Ma torniamo al problema culturale, che è alla base del libro, come il ghiaccio sommerso in un iceberg (metafora esplicitamente emersa parlando di questi temi): la nostra società, ancora troppo lontana dalla parità di genere.
«Anche nei Paesi più evoluti, la donna ha un potere molto limitato nella sfera pubblica. Il suo potere è tutto relegato alla sfera privata», dice Alessandra Sarchi. «C’è una retorica insopportabile intorno alla maternità che è poi la retorica di chi vuole relegare la donna a quel ruolo. Non a caso la simbologia legata al materno è una simbologia di potere. Serve come compensazione: un altro potere alla donna non è concesso. Oltretutto è impossibile non avere potere, quando ti prendi la responsabilità di un essere umano come madre. E questo fa paura, perché è difficile dosarlo. A volte penso che la maternità sia la fondazione di una dipendenza che non finisce mai».

«Pensi di nutrire tua figlia, facendo tutto quello che non hai fatto per colui che avrebbe potuto essere tuo figlio, poi un giorno ti domandi se invece per tutto questo tempo non ti sei nutrita di lei, l’unica che può chiamarti mamma, l’unica che può darti, e toglierti, un ruolo», si legge nel romanzo. Ed ecco che si apre il baratro davanti al nucleo del discorso, l’ovulo donato, che pende sui personaggi come nella pala di Brera l’uovo di Piero della Francesca sulla sacra famiglia.

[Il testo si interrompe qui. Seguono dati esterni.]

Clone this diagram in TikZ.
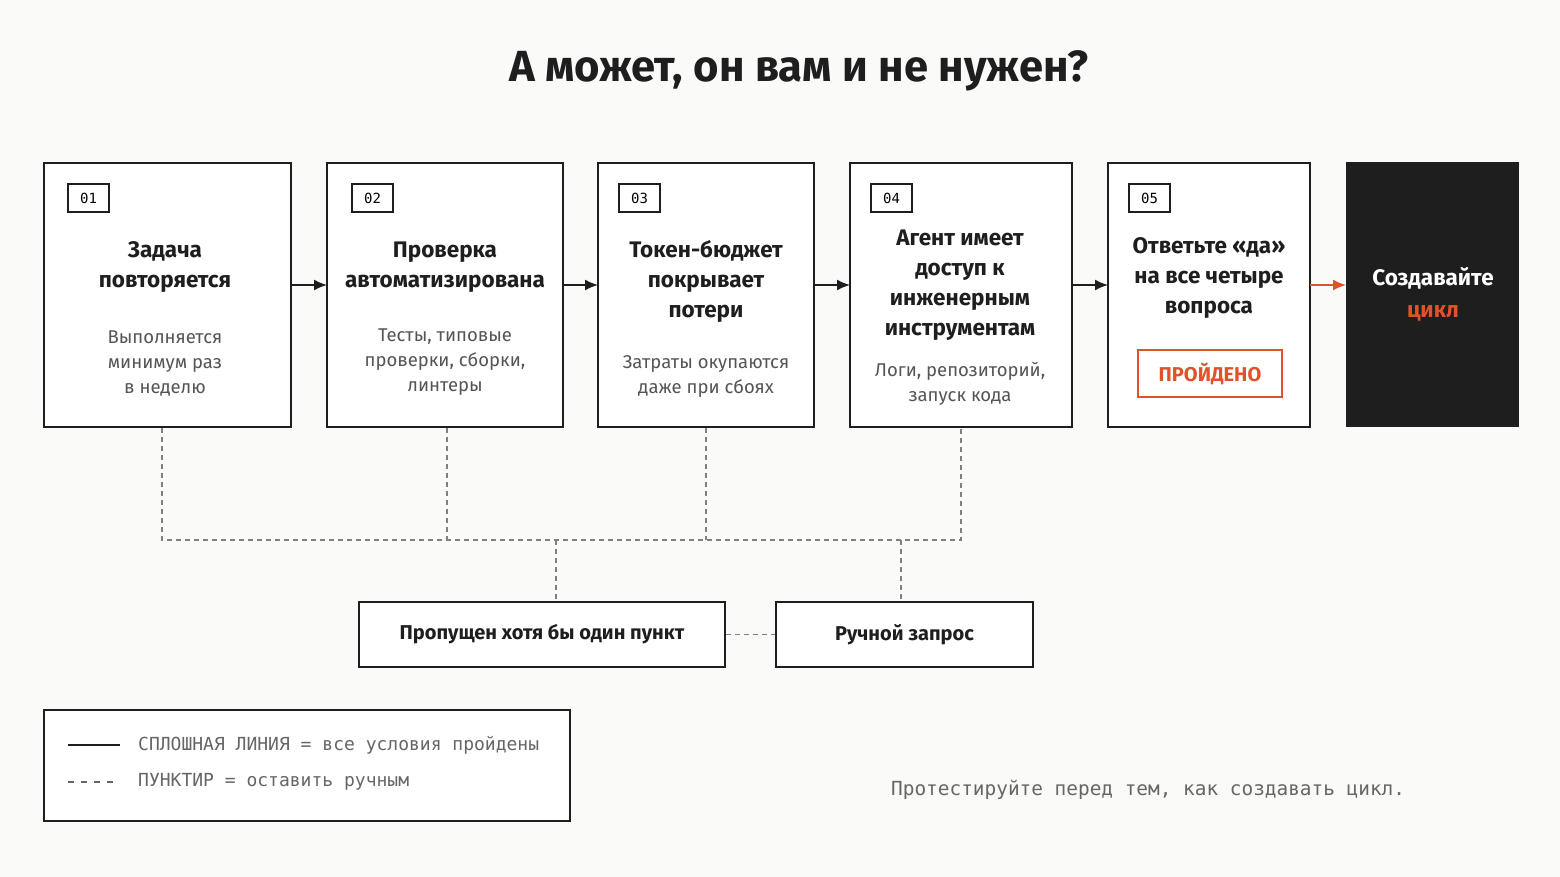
\documentclass[tikz,border=0pt]{standalone}
\usepackage{fontspec}
\setmainfont{Fira Sans}
\newfontfamily\monof{DejaVu Sans Mono}
\usetikzlibrary{arrows.meta}
\definecolor{ink}{HTML}{1E1E1E}
\definecolor{accent}{HTML}{E0522A}
\definecolor{sub}{HTML}{555555}
\definecolor{bg}{HTML}{FAFAF9}
\tikzset{
 card/.style={draw=ink, line width=1.3pt, fill=white},
 tag/.style={draw=ink, line width=1.2pt, minimum width=41pt, minimum height=28pt, inner sep=0pt, font=\monof\fontsize{14}{14}\selectfont},
 ttl/.style={align=center, font=\bfseries\fontsize{22.5}{30}\selectfont, text=ink},
 subt/.style={align=center, font=\fontsize{18.5}{25}\selectfont, text=sub},
 flow/.style={-{Latex[length=13pt,width=11pt]}, line width=1.6pt, draw=ink},
 dashln/.style={dashed, dash pattern=on 5pt off 4pt, line width=1.1pt, draw=black!50},
 qbox/.style={draw=ink, line width=1.3pt, fill=white, font=\bfseries\fontsize{20}{20}\selectfont, text=ink}
}
\begin{document}
\begin{tikzpicture}[x=1pt,y=-1pt]
\fill[bg] (0,0) rectangle (1560,877);
\useasboundingbox (0,0) rectangle (1560,877);
\node[font=\bfseries\fontsize{43.6}{44}\selectfont, text=ink] (title) at (799,71) {А может, он вам и не нужен?};
% cards
\draw[card] (44,163) rectangle (291,427);
\draw[card] (327,163) rectangle (563,427);
\draw[card] (598,163) rectangle (814,427);
\draw[card] (850,163) rectangle (1072,427);
\draw[card] (1108,163) rectangle (1310,427);
\fill[ink] (1346,162) rectangle (1519,427);
\node[tag] (t1) at (88.5,198) {01};
\node[tag] (t2) at (372.5,198) {02};
\node[tag] (t3) at (639.5,198) {03};
\node[tag] (t4) at (891.5,198) {04};
\node[tag] (t5) at (1149.5,198) {05};
\node[ttl] (h1) at (165,267) {Задача\\повторяется};
\node[subt] (s1) at (165,364) {Выполняется\\минимум раз\\в неделю};
\node[ttl] (h2) at (445,267) {Проверка\\автоматизирована};
\node[subt] (s2) at (445,362) {Тесты, типовые\\проверки, сборки,\\линтеры};
\node[ttl] (h3) at (706,281) {Токен-бюджет\\покрывает\\потери};
\node[subt] (s3) at (706,376) {Затраты окупаются\\даже при сбоях};
\node[ttl] (h4) at (960,285) {Агент имеет\\доступ к\\инженерным\\инструментам};
\node[subt] (s4) at (960,384) {Логи, репозиторий,\\запуск кода};
\node[ttl] (h5) at (1209,278) {Ответьте «да»\\на все четыре\\вопроса};
\node[draw=accent, line width=1.5pt, minimum width=144pt, minimum height=47pt, text=accent, font=\bfseries\fontsize{20}{20}\selectfont] (ok) at (1210,373.5) {ПРОЙДЕНО};
\node[ttl, text=white, font=\bfseries\fontsize{22.5}{32}\selectfont] (go) at (1433,294) {Создавайте\\\textcolor{accent}{цикл}};
% flow arrows
\coordinate (a1) at (291,285); \coordinate (a2) at (327,285);
\coordinate (a3) at (563,285); \coordinate (a4) at (598,285);
\coordinate (a5) at (814,285); \coordinate (a6) at (850,285);
\coordinate (a7) at (1072,285); \coordinate (a8) at (1108,285);
\coordinate (a9) at (1310,285); \coordinate (a10) at (1346,285);
\draw[flow] (a1) -- (a2);
\draw[flow] (a3) -- (a4);
\draw[flow] (a5) -- (a6);
\draw[flow] (a7) -- (a8);
\draw[flow, draw=accent, -{Latex[length=13pt,width=11pt,color=accent]}] (a9) -- (a10);
% dashed
\node[qbox, minimum width=366pt, minimum height=65pt] (miss) at (542,634.5) {Пропущен хотя бы один пункт};
\node[qbox, minimum width=257pt, minimum height=65pt] (man) at (904.5,634.5) {Ручной запрос};
\coordinate (d1) at (162,428); \coordinate (d2) at (447,428);
\coordinate (d3) at (706,428); \coordinate (d4) at (961,428);
\draw[dashln] (d1) |- (961,540) -- (d4);
\draw[dashln] (d2) -- (447,540);
\draw[dashln] (d3) -- (706,540);
\draw[dashln] (556,540) -- (556,602);
\draw[dashln] (901,540) -- (901,602);
\draw[dashln] (miss.east) -- (man.west);
% legend
\draw[card] (44,710) rectangle (570,821);
\coordinate (l1) at (68,745); \coordinate (l2) at (120,745);
\coordinate (l3) at (68,782); \coordinate (l4) at (120,782);
\draw[line width=1.6pt, ink] (l1) -- (l2);
\draw[dashln, draw=black!60, dash pattern=on 6pt off 7pt] (l3) -- (l4);
\node[anchor=west, text=black!60, font=\monof\fontsize{18}{18}\selectfont, inner sep=0pt] (lg1) at (138,745) {СПЛОШНАЯ ЛИНИЯ = все условия пройдены};
\node[anchor=west, text=black!60, font=\monof\fontsize{18}{18}\selectfont, inner sep=0pt] (lg2) at (138,782) {ПУНКТИР = оставить ручным};
\node[anchor=west, text=black!60, font=\monof\fontsize{19.4}{19}\selectfont, inner sep=0pt] (foot) at (891,790) {Протестируйте перед тем, как создавать цикл.};
\end{tikzpicture}
\end{document}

Il dono di Antonia ha spazzato via tutti gli stereotipi e ha aperto il campo a domande più complesse, ha spostato un confine. Tanto che lei, subito dopo, ne ha avuto paura. «Avevo paura di vederti, di vedere qualcosa che non sarebbe stato mio, che sarebbe cresciuto in un mondo che non mi apparteneva», confesserà Antonia a Jessie (suo figlio o no?). «Non volevo sciupare il mio dono con la gelosia. Si può anche non essere all’altezza di un proprio atto di generosità. Io non lo sono stata».

Come i palazzi di Los Angeles che mostrano una facciata e poi, se ci giri intorno, svelano un retro completamente diverso, anche le famiglie hanno un retro che tendono a nascondere. È il destino di Jessie: sua madre, Myrtha, dopo avere scoperto di avere un cancro al cervello, gli consegna una verità che ha conservato per ventisei anni. «A lui è toccato proprio così: la paura di perdere una madre, quella di trovarne un’altra, e non sapere più, alla fine, cosa sia una madre».

Un confine non più chiaro neanche ad Antonia, quando finalmente riesce a tirare fuori il suo segreto e proprio parlando con il segreto stesso, in carne e ossa. «Antonia prova sollievo, anzi: a raccontare prova un piacere che è liberatorio e imprevedibile, sa di essere sfrontata, di dire cose sfrontate, che forse si dovrebbero tacere a un figlio, ma Jessie è meno, e insieme, più di un figlio». «Intanto il tempo di tutta un’altra vita ha lambito il suo, quella vita materiale da cui è stato così facile separarsi, ventisei anni prima, e che pure è cresciuta come un’ombra dentro di lei». Perché spostare i confini della maternità significa spostare i confini della vita, e tutto va ripensato. Questo è il dono di Alessandra.